Every thing looks pretty choice (the motor had only 130 000 km when the head gasket went, and was shut down before there was any oil/coolant smoke from the exhaust), the cylinder walls just have about 5mm of light surface rust at the top and no discernable wear, so they should only need to be honed. By the looks of it I probably could have gotten away with just a block surface check/cleaning and if necessary a slight plaining. But since i plan on keeping the car forever I decided to check EVERYthing vital to an engine that will consistanly run 16 psi of boost (almost double stock boost) without any future problems.
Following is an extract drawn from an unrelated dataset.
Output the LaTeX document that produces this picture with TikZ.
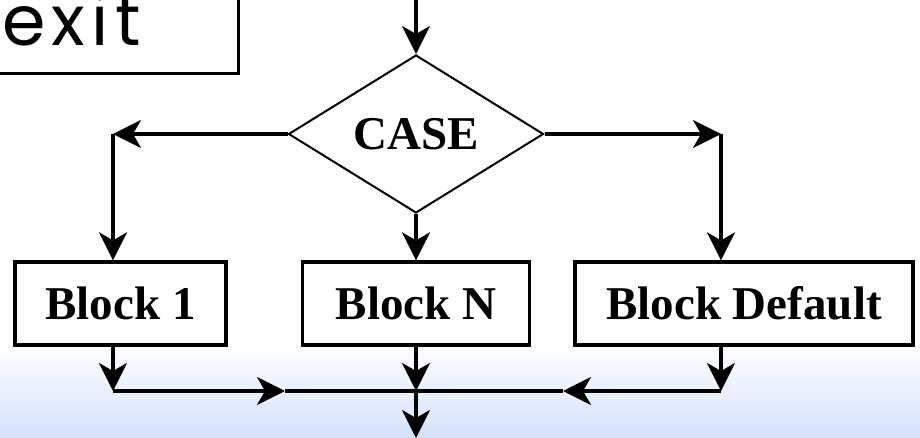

One thing that would need replacing within 30-50k km is the clutch, and I'll probably plain/lighten the flywheel anyways so definately a good idea to replace the clutch since it's all apart. I'm not sure if I'll go with a performance clutch kit, as I'd rather burn out a clutch than my tranny, since we all know the stock GT/GTX trannies are fairly fragile. My tranny is still good right now, no 2nd gear synchro problem yet, so I wanna keep it that way as long as possible. If* i had unlimited fund I'd have the tranny rebuilt and beefed up, but I just don't have the time or money to do so. I'll use this box up and do it down the road when i have the time and money...

Before I take all the parts in I'm going to take some before photos of the main components and engine bay, should be tomorrow or the next day.